= Exercise prompt =
Keep only the lines of the data below that contain "with", and copy them.

_ _ _ _ _ _ _

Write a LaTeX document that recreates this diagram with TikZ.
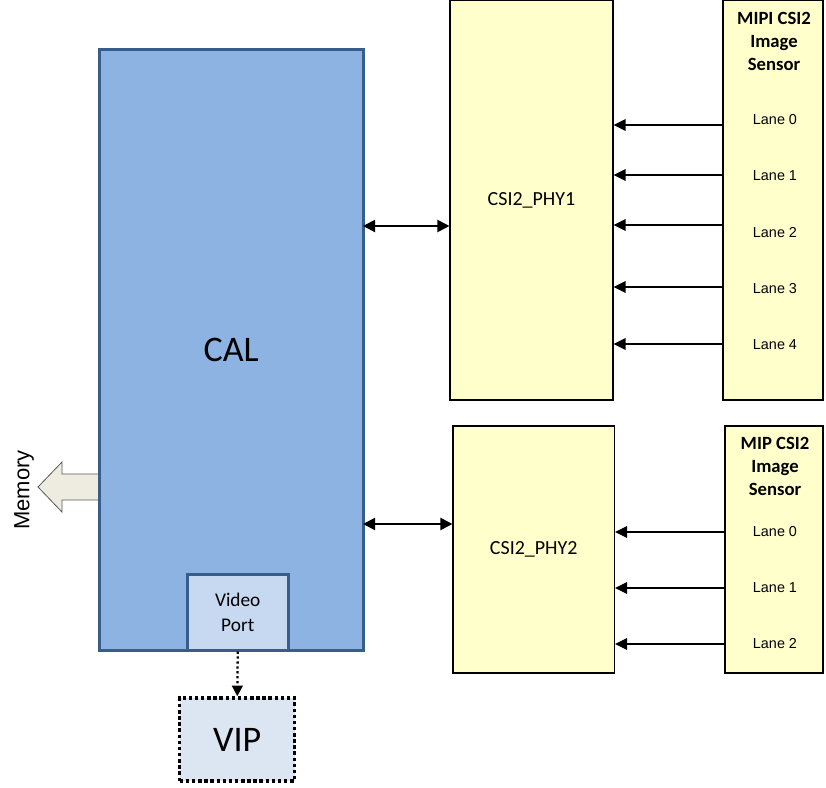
\documentclass[tikz,border=0pt]{standalone}
\usepackage{fontspec}
\setmainfont{Carlito}
\newfontfamily\lanefont{Liberation Sans}
\newfontfamily\memfont{Liberation Sans}
\usetikzlibrary{arrows.meta}

\definecolor{calblue}{HTML}{8DB3E2}
\definecolor{calborder}{HTML}{385D8A}
\definecolor{portblue}{HTML}{C6D9F1}
\definecolor{vipblue}{HTML}{DCE6F2}
\definecolor{phyyellow}{HTML}{FFFFCC}
\definecolor{memfill}{HTML}{EEECE1}
\definecolor{memborder}{HTML}{595959}

\newcommand\pxu{0.75pt}

\tikzset{
  calblock/.style={draw=calborder, line width=2.25pt, fill=calblue,
    font=\fontsize{27}{32}\selectfont},
  portblock/.style={draw=calborder, line width=2.25pt, fill=portblue,
    font=\fontsize{14.5}{18.75}\selectfont},
  vipblock/.style={draw=black, line width=2.6pt, fill=vipblue,
    dash pattern=on 2.6pt off 2pt, font=\fontsize{27}{32}\selectfont},
  phyblock/.style={draw=black, line width=0.8pt, fill=phyyellow,
    font=\fontsize{15}{18}\selectfont},
  sensortitle/.style={font=\bfseries\fontsize{14}{17.25}\selectfont},
  lanelabel/.style={font=\lanefont\fontsize{10.8}{12}\selectfont},
  linkarrow/.style={line width=1.5pt, {Triangle[length=9pt,width=9pt]}-{Triangle[length=9pt,width=9pt]}},
  lanearrow/.style={line width=1.5pt, -{Triangle[length=9pt,width=8.5pt]}},
  portarrow/.style={line width=1.7pt, dotted, -{Triangle[length=8pt,width=8pt]}},
  memarrow/.style={draw=memborder, line width=0.6pt, fill=memfill, line join=miter}
}

\begin{document}
\begin{tikzpicture}[x=0.75pt, y=-0.75pt, every node/.style={inner sep=0pt, align=center}]
\useasboundingbox (0,0) rectangle (826,788);

% Memory output arrow (behind CAL)
\draw[memarrow] (102,474) -- (62,474) -- (62,462) -- (38,487) -- (62,512) -- (62,500) -- (102,500);
\node[rotate=90, font=\memfont\fontsize{16.5}{18}\selectfont] (memlabel) at (24,490) {Memory};

% CAL block and video port
\node[calblock, minimum width=263.5*\pxu, minimum height=600.5*\pxu] (cal) at (231.25,349.75) {CAL};
\node[portblock, minimum width=100.5*\pxu, minimum height=75.5*\pxu] (vport) at (237.75,612.25) {Video\\Port};
\node[vipblock, minimum width=115*\pxu, minimum height=83*\pxu] (vip) at (237.25,739.5) {VIP};

% PHY blocks
\node[phyblock, minimum width=163*\pxu, minimum height=399.5*\pxu] (phy1) at (531.5,200.25) {CSI2\_PHY1};
\node[phyblock, minimum width=161.5*\pxu, minimum height=247*\pxu] (phy2) at (533.75,549.5) {CSI2\_PHY2};

% Image sensors
\node[phyblock, minimum width=100*\pxu, minimum height=399.5*\pxu] (sensor1) at (773,200.25) {};
\node[phyblock, minimum width=98*\pxu, minimum height=247*\pxu] (sensor2) at (774,549.5) {};
\node[sensortitle] (s1title) at (774,41) {MIPI CSI2\\Image\\Sensor};
\node[sensortitle] (s2title) at (775,466) {MIP CSI2\\Image\\Sensor};

% Lanes of sensor 1
\foreach \n/\ty/\ay in {0/120/125, 1/176/175, 2/233/225, 3/289/287, 4/345/344} {
  \node[lanelabel] (s1lane\n) at (775,\ty) {Lane \n};
  \coordinate (s1in\n) at (723,\ay);
  \draw[lanearrow] (s1in\n) -- (phy1.east |- s1in\n);
}

% Lanes of sensor 2
\foreach \n/\ty/\ay in {0/532/532, 1/588/588, 2/644/644} {
  \node[lanelabel] (s2lane\n) at (775,\ty) {Lane \n};
  \coordinate (s2in\n) at (725,\ay);
  \draw[lanearrow] (s2in\n) -- (phy2.east |- s2in\n);
}

% CAL <-> PHY links
\coordinate (link1) at (363,226);
\coordinate (link2) at (363,524);
\draw[linkarrow] (link1) -- (phy1.west |- link1);
\draw[linkarrow] (link2) -- (phy2.west |- link2);

% Video port to VIP
\draw[portarrow] (vport.south) -- (vip.north);

\end{tikzpicture}
\end{document}
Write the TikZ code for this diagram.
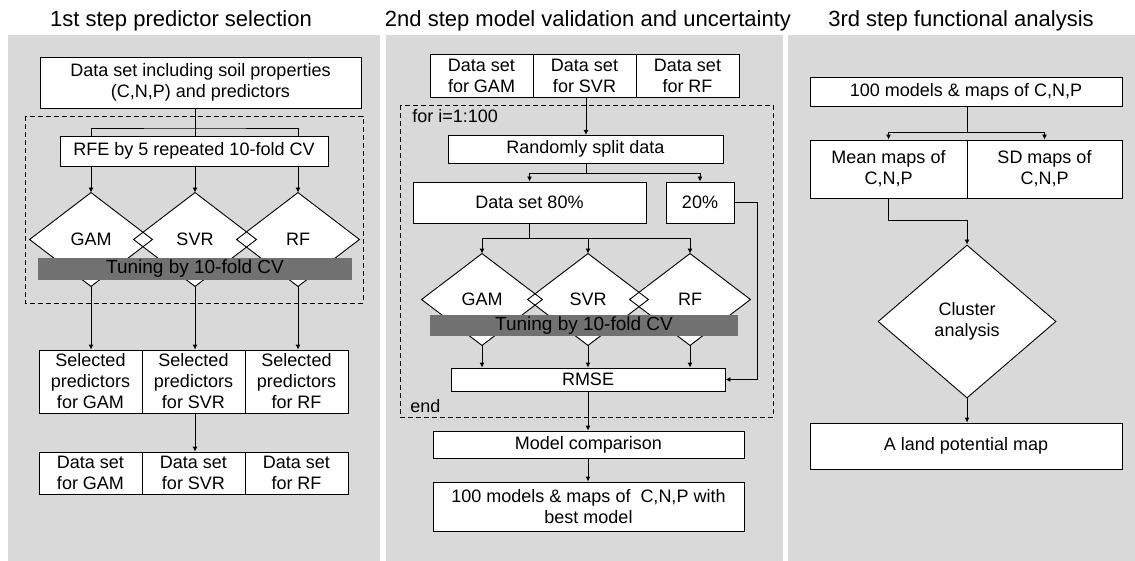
\documentclass[tikz,border=0pt]{standalone}
\usepackage{fontspec}
\setmainfont{Liberation Sans}
\usetikzlibrary{shapes.geometric,arrows.meta}
\definecolor{panelgray}{HTML}{D9D9D9}
\definecolor{bargray}{HTML}{717171}
\newcommand{\boxfont}{\fontsize{18}{21}\selectfont}
\newcommand{\barfont}{\fontsize{19}{21}\selectfont}
\newcommand{\titlefont}{\fontsize{22}{26}\selectfont}
\tikzset{
  box/.style={draw, fill=white, inner sep=0pt, align=center, font=\boxfont},
  diam/.style={diamond, fill=white, inner sep=0pt, align=center, font=\boxfont},
  tuning/.style={fill=bargray, inner sep=0pt, font=\barfont},
  looplabel/.style={anchor=base west, inner sep=0pt, font=\boxfont},
  looprect/.style={dash pattern=on 5pt off 3pt},
  title/.style={anchor=base, inner sep=0pt, font=\titlefont}
}
\begin{document}
\begin{tikzpicture}[x=1pt, y=-1pt, line width=0.9pt, >={Latex[length=5pt,width=5pt]}]
    \useasboundingbox (0,0) rectangle (1135,561);
    % panels
    \fill[panelgray] (8,35) rectangle (380,561);
    \fill[panelgray] (386,35) rectangle (783,561);
    \fill[panelgray] (788,35) rectangle (1135,561);
    \node[title] (t1) at (181,27) {1st step predictor selection};
    \node[title] (t2) at (588,27) {2nd step model validation and uncertainty};
    \node[title] (t3) at (961,27) {3rd step functional analysis};
    \draw[looprect] (25,116) rectangle (363,303);
    \draw[looprect] (400,105) rectangle (773,417);

    % 1st step
    \node[box, minimum width=321pt, minimum height=51pt] (a0) at (200.5,82.5) {Data set including soil properties\\(C,N,P) and predictors};
    \node[box, minimum width=268pt, minimum height=30pt] (a1) at (194,151) {RFE by 5 repeated 10-fold CV};
    \node[diam, minimum width=122pt, minimum height=93pt] (a2) at (91,239.5) {GAM};
    \node[diam, minimum width=122pt, minimum height=93pt] (a3) at (195,239.5) {SVR};
    \node[diam, minimum width=122pt, minimum height=93pt] (a4) at (298,239.5) {RF};
    \foreach \n in {a2,a3,a4}
        \draw (\n.north) -- (\n.east) -- (\n.south) -- (\n.west) -- cycle;
    \node[tuning, minimum width=314pt, minimum height=22pt] (a5) at (195,269) {Tuning by 10-fold CV};
    \node[box, minimum width=103pt, minimum height=63pt] (a6) at (90.5,381.5) {Selected\\predictors\\for GAM};
    \node[box, minimum width=103pt, minimum height=63pt] (a7) at (193.5,381.5) {Selected\\predictors\\for SVR};
    \node[box, minimum width=103pt, minimum height=63pt] (a8) at (296.5,381.5) {Selected\\predictors\\for RF};
    \node[box, minimum width=103pt, minimum height=42pt] (a9) at (90.5,473) {Data set\\for GAM};
    \node[box, minimum width=103pt, minimum height=42pt] (a10) at (193.5,473) {Data set\\for SVR};
    \node[box, minimum width=103pt, minimum height=42pt] (a11) at (296.5,473) {Data set\\for RF};
    \coordinate (a1f) at (195,128);
    \draw (a1f |- a0.south) -- (a1f |- a1.north);
    \draw (a2 |- a1.north) |- (a1f) -| (a4 |- a1.north);
    \foreach \n in {a2,a3,a4}
        \draw[->] (\n |- a1.south) -- (\n.north);
    \foreach \n in {a2,a3,a4}
        \draw[->] (\n.south) -- (\n.south |- a6.north);
    \draw[->] (a3.south |- a7.south) -- (a3.south |- a10.north);

    % 2nd step
    \node[box, minimum width=103pt, minimum height=43pt] (b0) at (481.5,75.5) {Data set\\for GAM};
    \node[box, minimum width=103pt, minimum height=43pt] (b1) at (584.5,75.5) {Data set\\for SVR};
    \node[box, minimum width=103pt, minimum height=43pt] (b2) at (687.5,75.5) {Data set\\for RF};
    \node[looplabel] (bfor) at (412,123) {for i=1:100};
    \node[looplabel] (bend) at (410,412) {end};
    \node[box, minimum width=275pt, minimum height=28pt] (b3) at (585.5,149) {Randomly split data};
    \node[box, minimum width=233pt, minimum height=41pt] (b4) at (529.5,202.5) {Data set 80\%};
    \node[box, minimum width=68pt, minimum height=41pt] (b5) at (700,202.5) {20\%};
    \node[diam, minimum width=120pt, minimum height=91pt] (b6) at (482,299.5) {GAM};
    \node[diam, minimum width=120pt, minimum height=91pt] (b7) at (588,299.5) {SVR};
    \node[diam, minimum width=120pt, minimum height=91pt] (b8) at (690,299.5) {RF};
    \foreach \n in {b6,b7,b8}
        \draw (\n.north) -- (\n.east) -- (\n.south) -- (\n.west) -- cycle;
    \node[tuning, minimum width=308pt, minimum height=21pt] (b9) at (584,325.5) {Tuning by 10-fold CV};
    \node[box, minimum width=274pt, minimum height=23pt] (b10) at (588,379.5) {RMSE};
    \node[box, minimum width=311pt, minimum height=27pt] (b11) at (588.5,444.5) {Model comparison};
    \node[box, minimum width=311pt, minimum height=49pt] (b12) at (588.5,506.5) {100 models \& maps of~~C,N,P with\\best model};
    \draw[->] (586,97) -- (586,135);
    \coordinate (b3f) at (586,173);
    \draw (b3f |- b3.south) -- (b3f);
    \draw[->] (b3f) -| (b4.north);
    \draw[->] (b3f) -| (b5.north);
    \coordinate (b4f) at (b4.south |- 0,238);
    \draw (b4.south) -- (b4f);
    \foreach \n in {b6,b7,b8}
        \draw[->] (b4f) -| (\n.north);
    \foreach \n in {b6,b7,b8}
        \draw[->] (\n.south) -- (\n.south |- b10.north);
    \draw[->] (b5.east) -- ++(23,0) |- (b10.east);
    \draw[->] (b10.south) -- (b10.south |- b11.north);
    \draw[->] (b10.south |- b11.south) -- (b10.south |- b12.north);

    % 3rd step
    \node[box, minimum width=312pt, minimum height=29pt] (c0) at (966,91.5) {100 models \& maps of C,N,P};
    \node[box, minimum width=157pt, minimum height=58pt] (c1) at (888.5,169) {Mean maps of\\C,N,P};
    \node[box, minimum width=155pt, minimum height=58pt] (c2) at (1044.5,169) {SD maps of\\C,N,P};
    \node[diam, draw, minimum width=178pt, minimum height=153pt] (c3) at (967,321.5) {Cluster\\analysis};
    \node[box, minimum width=312pt, minimum height=46pt] (c4) at (966,446) {A land potential map};
    \coordinate (c0f) at (967,132);
    \coordinate (c1f) at (967,220);
    \draw (c0f |- c0.south) -- (c0f);
    \draw[->] (c0f) -| (c1.north);
    \draw[->] (c0f) -| (c2.north);
    \draw[->] (c1.south) |- (c1f) -- (c3.north);
    \draw[->] (c3.south) -- (c3.south |- c4.north);
\end{tikzpicture}
\end{document}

_ _ _ _ _ _ _

= Response to the exercise =
Write a LaTeX document that recreates this diagram with TikZ.
    \node[box, minimum width=311pt, minimum height=49pt] (b12) at (588.5,506.5) {100 models \& maps of~~C,N,P with\\best model};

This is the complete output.